We fire a query and we know that the scan_size is 1TB, then 1024GB / 1GB (base_speed) / 32 CPU cores = 31s, and the base_secs is 10s, so we decide this is a long query.

How to decide the MAX_CONCURRENCY

This is based on your resource and the response time that you expect.

For example. We have 160 CPU cores and we assume the search speed is 1GB/core/secs, then we know if we want to search 1TB data, it need 1024GB / 1GB / 160 CPU = 6.4s, but this is for single request.

If you want to support two requests processing in parallel, then each request can use 50% resource it means only 80 CPU cores, then concurrent 2 requests and both search for 1TB data, each request will response in 1024GB / 1GB / 80 CPU = 12.8s.

If you set the O2_SEARCH_GROUP_LONG_MAX_CONCURRENCY = 4, then it will be:

when there is only one request, actually it can use all the CPU cores, the response time is 6.4s
when there are 2 concurrent requests, each request can use 50% CPU cores, the response time is 12.8s
when there are 4 concurrent requests, each request can use 25% CPU cores, the response time is 25.6s
when there are 5 concurrent requests, each request can use 25% CPU cores, the response time is 25.6s, and the 5 request need wait in long term queue.

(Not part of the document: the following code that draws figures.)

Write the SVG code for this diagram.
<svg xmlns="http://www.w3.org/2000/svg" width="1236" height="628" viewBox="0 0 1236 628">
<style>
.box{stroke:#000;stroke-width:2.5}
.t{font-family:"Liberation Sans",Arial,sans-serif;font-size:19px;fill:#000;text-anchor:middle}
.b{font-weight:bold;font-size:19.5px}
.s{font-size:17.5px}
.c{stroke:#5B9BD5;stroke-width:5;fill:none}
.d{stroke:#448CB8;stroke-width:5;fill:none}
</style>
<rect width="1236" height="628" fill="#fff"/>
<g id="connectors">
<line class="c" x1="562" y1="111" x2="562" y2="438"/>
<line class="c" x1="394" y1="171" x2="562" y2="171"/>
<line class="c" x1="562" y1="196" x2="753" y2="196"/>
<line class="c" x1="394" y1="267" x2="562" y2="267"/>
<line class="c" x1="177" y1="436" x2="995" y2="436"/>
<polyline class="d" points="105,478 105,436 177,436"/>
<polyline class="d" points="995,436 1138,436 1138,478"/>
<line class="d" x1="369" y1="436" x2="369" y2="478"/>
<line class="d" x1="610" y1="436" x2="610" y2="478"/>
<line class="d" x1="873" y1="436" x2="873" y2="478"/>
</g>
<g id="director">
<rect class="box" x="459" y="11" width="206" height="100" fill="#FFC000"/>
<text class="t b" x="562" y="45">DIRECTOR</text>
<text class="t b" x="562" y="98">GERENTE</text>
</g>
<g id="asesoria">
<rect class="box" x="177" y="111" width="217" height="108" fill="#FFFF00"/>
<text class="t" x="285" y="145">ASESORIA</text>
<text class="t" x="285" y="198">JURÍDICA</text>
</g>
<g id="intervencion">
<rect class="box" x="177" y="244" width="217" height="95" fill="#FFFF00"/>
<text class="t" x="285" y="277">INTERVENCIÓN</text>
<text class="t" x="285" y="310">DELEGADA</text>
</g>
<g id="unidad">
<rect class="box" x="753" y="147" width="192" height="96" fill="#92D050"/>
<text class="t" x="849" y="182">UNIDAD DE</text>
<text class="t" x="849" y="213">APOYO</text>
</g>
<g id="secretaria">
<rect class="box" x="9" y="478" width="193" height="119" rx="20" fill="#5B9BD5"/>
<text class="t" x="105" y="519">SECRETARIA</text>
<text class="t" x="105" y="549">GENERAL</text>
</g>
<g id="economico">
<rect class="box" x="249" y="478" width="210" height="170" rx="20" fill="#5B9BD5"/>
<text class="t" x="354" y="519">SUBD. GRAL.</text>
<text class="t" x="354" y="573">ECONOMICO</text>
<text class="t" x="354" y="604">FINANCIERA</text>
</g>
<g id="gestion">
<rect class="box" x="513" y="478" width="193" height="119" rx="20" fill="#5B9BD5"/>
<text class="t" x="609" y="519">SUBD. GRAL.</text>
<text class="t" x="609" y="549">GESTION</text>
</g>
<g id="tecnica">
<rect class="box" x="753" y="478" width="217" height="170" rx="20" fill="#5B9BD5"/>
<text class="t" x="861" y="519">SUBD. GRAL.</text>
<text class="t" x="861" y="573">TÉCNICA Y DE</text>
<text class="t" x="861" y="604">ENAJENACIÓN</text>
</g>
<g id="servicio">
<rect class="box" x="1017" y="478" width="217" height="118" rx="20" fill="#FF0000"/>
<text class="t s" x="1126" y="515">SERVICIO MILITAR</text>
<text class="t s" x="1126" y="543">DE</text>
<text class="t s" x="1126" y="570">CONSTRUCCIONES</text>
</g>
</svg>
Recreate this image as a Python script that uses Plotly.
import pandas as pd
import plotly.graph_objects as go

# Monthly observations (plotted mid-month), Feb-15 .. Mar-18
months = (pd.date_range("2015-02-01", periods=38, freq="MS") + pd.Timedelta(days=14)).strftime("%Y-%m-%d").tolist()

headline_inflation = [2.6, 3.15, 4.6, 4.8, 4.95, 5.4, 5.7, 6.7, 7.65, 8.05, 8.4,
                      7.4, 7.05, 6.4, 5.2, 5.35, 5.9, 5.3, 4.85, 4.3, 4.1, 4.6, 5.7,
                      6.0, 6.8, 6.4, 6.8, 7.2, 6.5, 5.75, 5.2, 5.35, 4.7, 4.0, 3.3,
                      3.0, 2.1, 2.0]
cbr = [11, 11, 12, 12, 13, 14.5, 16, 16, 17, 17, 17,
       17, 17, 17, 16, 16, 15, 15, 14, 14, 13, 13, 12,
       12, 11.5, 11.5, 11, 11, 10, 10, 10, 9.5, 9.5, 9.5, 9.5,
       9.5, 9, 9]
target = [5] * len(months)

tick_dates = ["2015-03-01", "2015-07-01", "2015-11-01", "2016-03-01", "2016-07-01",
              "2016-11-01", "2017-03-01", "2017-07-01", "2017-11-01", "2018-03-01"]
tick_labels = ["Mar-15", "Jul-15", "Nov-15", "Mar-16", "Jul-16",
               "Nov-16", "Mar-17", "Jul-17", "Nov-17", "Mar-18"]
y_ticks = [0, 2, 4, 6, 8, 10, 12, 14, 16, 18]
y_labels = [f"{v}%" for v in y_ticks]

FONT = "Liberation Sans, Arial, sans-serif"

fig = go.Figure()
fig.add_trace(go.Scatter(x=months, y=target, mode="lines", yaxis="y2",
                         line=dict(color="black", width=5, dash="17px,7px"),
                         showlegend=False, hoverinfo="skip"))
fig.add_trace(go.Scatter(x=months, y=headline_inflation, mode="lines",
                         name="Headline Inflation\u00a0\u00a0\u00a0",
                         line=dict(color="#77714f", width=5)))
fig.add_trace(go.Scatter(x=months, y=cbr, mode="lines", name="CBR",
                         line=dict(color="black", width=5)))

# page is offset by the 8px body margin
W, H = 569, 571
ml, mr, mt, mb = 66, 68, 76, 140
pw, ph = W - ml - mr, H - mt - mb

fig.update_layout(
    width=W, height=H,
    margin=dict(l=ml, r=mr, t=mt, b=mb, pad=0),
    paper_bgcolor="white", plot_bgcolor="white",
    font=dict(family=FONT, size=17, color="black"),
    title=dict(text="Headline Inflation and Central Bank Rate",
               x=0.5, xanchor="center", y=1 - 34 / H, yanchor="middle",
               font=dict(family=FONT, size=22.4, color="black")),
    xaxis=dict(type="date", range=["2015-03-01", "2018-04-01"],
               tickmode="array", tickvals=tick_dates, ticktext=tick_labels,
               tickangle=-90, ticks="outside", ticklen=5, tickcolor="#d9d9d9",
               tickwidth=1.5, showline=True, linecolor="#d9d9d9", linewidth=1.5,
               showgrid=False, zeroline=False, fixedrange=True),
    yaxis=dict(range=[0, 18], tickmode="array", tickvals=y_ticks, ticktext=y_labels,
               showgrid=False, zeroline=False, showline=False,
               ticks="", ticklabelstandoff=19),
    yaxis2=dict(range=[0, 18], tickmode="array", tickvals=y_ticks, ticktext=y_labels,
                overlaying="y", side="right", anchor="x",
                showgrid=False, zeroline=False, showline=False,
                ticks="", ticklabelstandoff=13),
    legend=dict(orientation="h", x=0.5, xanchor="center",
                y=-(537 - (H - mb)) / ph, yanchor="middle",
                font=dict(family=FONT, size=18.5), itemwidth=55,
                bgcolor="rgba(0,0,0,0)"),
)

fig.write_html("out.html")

If you set the O2_SEARCH_GROUP_LONG_MAX_CONCURRENCY = 10, then it will be:

when there is only one request, actually it can use all the CPU cores, the response time is 6.4s
when there are 2 concurrent requests, each request can use 50% CPU cores, the response time is 12.8s
when there are 4 concurrent requests, each request can use 25% CPU cores, the response time is 25.6s
when there are 10 concurrent requests, each request can use 10% CPU cores, the response time is 64s
when there are 11 concurrent requests, each request can use 10% CPU cores, the response time is 64s, and the 11 request need wait in long term queue.